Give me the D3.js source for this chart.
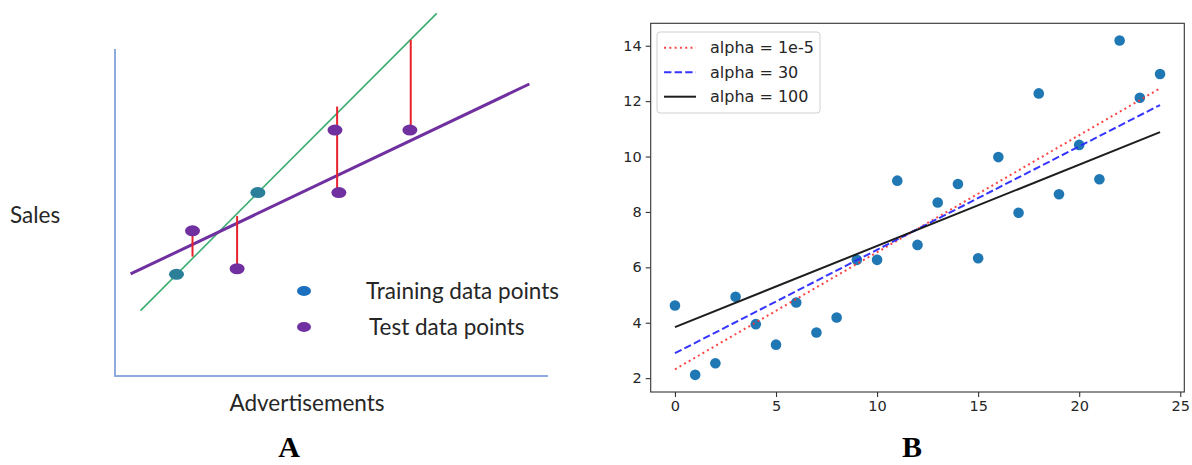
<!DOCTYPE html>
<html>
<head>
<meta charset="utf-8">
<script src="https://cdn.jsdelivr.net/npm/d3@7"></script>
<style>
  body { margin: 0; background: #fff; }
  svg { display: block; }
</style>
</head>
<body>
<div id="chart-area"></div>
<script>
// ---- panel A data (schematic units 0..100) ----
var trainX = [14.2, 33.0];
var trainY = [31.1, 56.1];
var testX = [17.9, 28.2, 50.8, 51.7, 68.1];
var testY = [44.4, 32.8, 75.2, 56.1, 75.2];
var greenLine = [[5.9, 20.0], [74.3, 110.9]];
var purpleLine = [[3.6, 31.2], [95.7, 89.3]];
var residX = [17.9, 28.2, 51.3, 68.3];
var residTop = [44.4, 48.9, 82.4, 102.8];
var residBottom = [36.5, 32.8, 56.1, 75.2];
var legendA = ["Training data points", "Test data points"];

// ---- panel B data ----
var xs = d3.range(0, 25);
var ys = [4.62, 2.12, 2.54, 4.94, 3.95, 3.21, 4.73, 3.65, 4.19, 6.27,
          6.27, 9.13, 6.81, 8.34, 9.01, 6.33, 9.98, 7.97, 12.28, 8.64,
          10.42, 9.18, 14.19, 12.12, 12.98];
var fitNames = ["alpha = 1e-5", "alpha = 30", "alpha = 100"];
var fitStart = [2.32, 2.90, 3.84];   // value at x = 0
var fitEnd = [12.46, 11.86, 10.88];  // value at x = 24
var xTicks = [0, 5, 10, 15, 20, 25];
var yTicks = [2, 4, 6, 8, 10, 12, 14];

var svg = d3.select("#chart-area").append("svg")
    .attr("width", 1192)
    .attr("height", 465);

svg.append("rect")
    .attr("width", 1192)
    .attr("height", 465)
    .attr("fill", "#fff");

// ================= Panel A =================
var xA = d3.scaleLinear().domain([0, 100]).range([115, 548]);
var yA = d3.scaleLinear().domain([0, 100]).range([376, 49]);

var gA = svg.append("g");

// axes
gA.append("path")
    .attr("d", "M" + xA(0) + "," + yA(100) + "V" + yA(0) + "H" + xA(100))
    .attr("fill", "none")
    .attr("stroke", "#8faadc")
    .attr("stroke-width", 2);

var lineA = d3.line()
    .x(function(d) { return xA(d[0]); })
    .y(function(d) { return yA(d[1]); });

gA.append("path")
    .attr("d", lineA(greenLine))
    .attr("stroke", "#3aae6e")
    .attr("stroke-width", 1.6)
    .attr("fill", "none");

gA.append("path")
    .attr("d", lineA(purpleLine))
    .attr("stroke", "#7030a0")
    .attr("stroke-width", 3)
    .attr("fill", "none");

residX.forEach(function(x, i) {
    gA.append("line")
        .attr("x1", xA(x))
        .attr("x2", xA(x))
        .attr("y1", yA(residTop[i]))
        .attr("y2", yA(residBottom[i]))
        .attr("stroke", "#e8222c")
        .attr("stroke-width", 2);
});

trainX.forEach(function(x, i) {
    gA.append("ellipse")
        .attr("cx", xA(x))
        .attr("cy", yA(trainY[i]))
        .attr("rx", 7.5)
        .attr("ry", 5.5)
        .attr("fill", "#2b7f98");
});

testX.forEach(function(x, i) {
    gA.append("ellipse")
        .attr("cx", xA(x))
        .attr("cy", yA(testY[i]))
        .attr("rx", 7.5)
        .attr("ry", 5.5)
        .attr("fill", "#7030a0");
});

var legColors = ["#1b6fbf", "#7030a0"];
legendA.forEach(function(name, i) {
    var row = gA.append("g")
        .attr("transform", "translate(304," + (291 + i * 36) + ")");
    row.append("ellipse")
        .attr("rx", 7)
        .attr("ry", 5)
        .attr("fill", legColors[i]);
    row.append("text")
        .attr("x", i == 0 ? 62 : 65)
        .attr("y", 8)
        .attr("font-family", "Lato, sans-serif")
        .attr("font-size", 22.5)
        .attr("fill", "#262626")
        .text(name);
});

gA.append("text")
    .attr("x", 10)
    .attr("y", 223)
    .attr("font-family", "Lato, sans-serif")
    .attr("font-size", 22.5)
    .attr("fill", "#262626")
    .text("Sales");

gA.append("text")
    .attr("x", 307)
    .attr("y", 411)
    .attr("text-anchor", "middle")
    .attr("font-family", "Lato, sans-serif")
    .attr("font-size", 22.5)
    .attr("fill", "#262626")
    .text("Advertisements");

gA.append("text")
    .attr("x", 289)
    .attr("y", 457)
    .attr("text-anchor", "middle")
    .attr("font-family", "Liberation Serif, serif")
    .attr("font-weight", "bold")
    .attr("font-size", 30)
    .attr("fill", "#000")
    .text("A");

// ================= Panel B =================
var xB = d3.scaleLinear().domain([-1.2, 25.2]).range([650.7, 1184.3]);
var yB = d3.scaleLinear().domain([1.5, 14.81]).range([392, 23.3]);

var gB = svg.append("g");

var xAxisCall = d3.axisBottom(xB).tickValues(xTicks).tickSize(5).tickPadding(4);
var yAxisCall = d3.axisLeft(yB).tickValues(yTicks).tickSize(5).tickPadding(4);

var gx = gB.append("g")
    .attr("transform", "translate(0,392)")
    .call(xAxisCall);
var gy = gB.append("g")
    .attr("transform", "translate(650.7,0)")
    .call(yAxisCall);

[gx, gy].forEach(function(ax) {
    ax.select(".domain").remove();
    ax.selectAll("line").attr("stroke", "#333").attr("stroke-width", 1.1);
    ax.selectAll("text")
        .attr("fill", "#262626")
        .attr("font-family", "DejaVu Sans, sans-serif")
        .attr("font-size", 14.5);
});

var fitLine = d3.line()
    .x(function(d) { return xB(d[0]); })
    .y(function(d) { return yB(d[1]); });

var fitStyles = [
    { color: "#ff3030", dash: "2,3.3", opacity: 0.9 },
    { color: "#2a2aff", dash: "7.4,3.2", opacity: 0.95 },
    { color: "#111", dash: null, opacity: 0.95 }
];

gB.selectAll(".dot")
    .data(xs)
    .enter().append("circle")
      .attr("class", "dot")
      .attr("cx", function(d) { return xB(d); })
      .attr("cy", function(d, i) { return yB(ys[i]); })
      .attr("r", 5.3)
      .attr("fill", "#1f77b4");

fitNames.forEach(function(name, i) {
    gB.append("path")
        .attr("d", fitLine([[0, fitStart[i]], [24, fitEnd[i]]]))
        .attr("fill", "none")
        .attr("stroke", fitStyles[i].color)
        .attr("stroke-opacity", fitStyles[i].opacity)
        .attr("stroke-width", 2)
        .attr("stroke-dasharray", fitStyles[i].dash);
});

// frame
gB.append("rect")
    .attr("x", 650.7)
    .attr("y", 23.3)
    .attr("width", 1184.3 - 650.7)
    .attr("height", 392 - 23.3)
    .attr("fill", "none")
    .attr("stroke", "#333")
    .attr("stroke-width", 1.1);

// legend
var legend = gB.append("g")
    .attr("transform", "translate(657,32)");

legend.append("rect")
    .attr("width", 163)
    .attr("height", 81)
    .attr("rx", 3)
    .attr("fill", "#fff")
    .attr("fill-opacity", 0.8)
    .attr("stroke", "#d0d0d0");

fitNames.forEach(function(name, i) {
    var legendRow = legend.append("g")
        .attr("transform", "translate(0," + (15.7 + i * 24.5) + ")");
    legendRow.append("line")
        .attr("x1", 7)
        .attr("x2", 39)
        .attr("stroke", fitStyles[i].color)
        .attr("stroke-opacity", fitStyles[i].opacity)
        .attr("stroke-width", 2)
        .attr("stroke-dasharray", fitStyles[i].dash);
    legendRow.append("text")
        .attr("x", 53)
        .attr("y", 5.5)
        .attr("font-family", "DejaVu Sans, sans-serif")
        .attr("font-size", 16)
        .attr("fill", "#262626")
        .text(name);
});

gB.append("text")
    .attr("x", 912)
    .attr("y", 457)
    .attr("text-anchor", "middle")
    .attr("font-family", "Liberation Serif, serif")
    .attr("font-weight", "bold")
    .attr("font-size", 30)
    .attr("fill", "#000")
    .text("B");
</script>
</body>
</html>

○ ○ ○ ○

Exercise objective:
Count how many lines in the data above hold the string "chart", and give the number with no other words.

Solution for this problem:
3